> **Problem to work on**
Copy every line of the data that contains the string "this".

> **Entries with chart source code**

● ● ● ● ● ● ●

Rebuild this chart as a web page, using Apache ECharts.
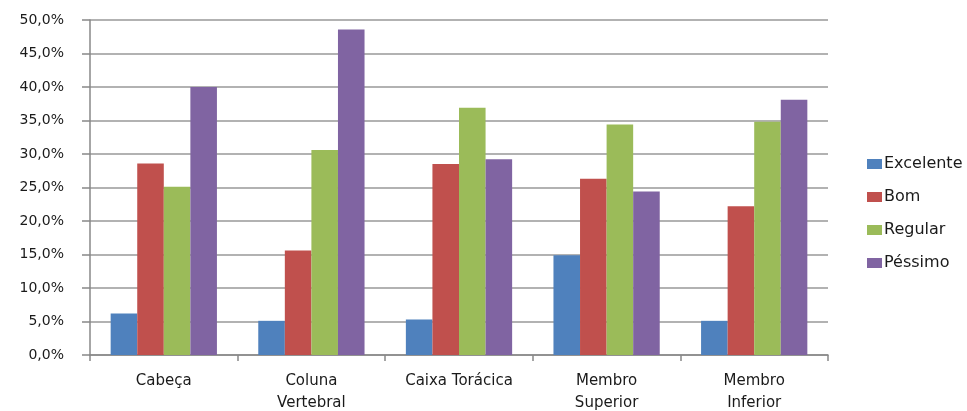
<!DOCTYPE html>
<html>
<head>
<meta charset="utf-8">
<script src="https://cdn.jsdelivr.net/npm/echarts@6/dist/echarts.min.js"></script>
<style>
  html, body { margin: 0; padding: 0; background: #fff; }
  #chart { width: 967px; height: 411px; }
</style>
</head>
<body>
<div id="chart"></div>
<script>
var categories = ["Cabeça", "Coluna\nVertebral", "Caixa Torácica", "Membro\nSuperior", "Membro\nInferior"];
var excelente = [6.2, 5.1, 5.3, 14.9, 5.1];
var bom = [28.6, 15.6, 28.5, 26.3, 22.2];
var regular = [25.1, 30.6, 36.9, 34.4, 34.8];
var pessimo = [40.0, 48.6, 29.2, 24.4, 38.1];
var seriesNames = ["Excelente", "Bom", "Regular", "Péssimo"];

var colors = ["#4F81BD", "#C0504D", "#9BBB59", "#8064A2"];
var font = "DejaVu Sans";

function pct(v) {
  return v.toFixed(1).replace(".", ",") + "%";
}

var dom = echarts.init(document.getElementById("chart"));
var option = {
  color: colors,
  animation: false,
  grid: { left: 90, right: 139, top: 20, bottom: 56, containLabel: false, outerBoundsMode: "none" },
  legend: {
    orient: "vertical",
    left: 862,
    top: 151,
    itemWidth: 15,
    itemHeight: 10,
    itemGap: 17,
    icon: "rect",
    data: seriesNames,
    textStyle: { fontFamily: font, fontSize: 16, color: "#1a1a1a", padding: [0, 0, 0, -3] }
  },
  xAxis: {
    type: "category",
    data: categories,
    axisLine: { lineStyle: { color: "#888", width: 1.5 } },
    axisTick: { show: true, alignWithLabel: false, length: 6, lineStyle: { color: "#888", width: 1.5 } },
    axisLabel: { fontFamily: font, fontSize: 15, color: "#1a1a1a", margin: 15, lineHeight: 22 }
  },
  yAxis: {
    type: "value",
    min: 0,
    max: 50,
    interval: 5,
    axisLine: { show: true, lineStyle: { color: "#888", width: 1.5 } },
    axisTick: { show: true, inside: false, length: 8, lineStyle: { color: "#888", width: 1.5 } },
    splitLine: { lineStyle: { color: "#999", width: 1.5 } },
    axisLabel: { fontFamily: font, fontSize: 14, color: "#1a1a1a", margin: 26, formatter: pct }
  },
  series: [
    { name: seriesNames[0], type: "bar", data: excelente, barGap: "0%", barCategoryGap: "28%" },
    { name: seriesNames[1], type: "bar", data: bom, barGap: "0%", barCategoryGap: "28%" },
    { name: seriesNames[2], type: "bar", data: regular, barGap: "0%", barCategoryGap: "28%" },
    { name: seriesNames[3], type: "bar", data: pessimo, barGap: "0%", barCategoryGap: "28%" }
  ]
};
dom.setOption(option, true);
</script>
</body>
</html>
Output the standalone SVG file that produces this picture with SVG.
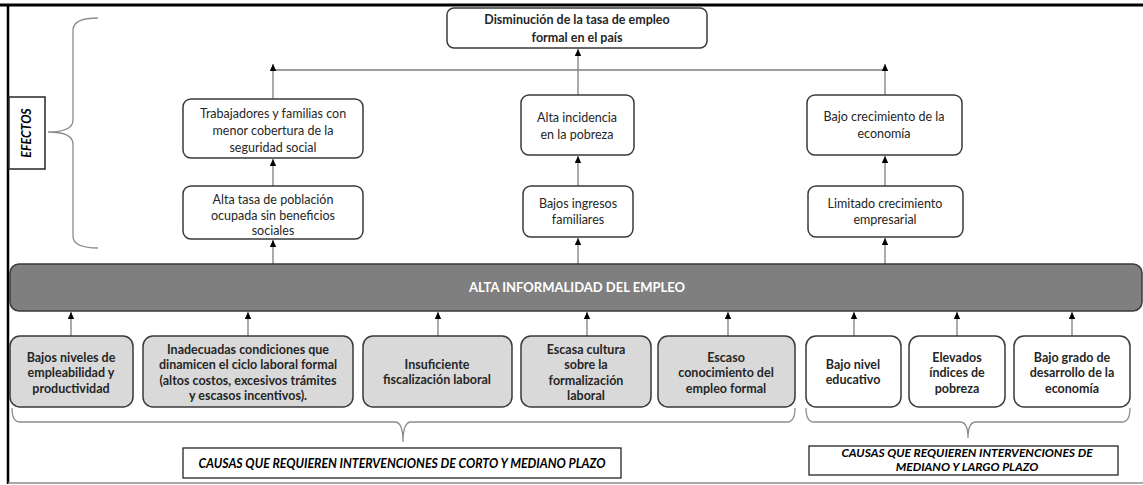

● ● ● ● ● ● ●

> **Expected answer**
Rebuild this chart as a web page, using Apache ECharts.
Output the standalone SVG file that produces this picture with SVG.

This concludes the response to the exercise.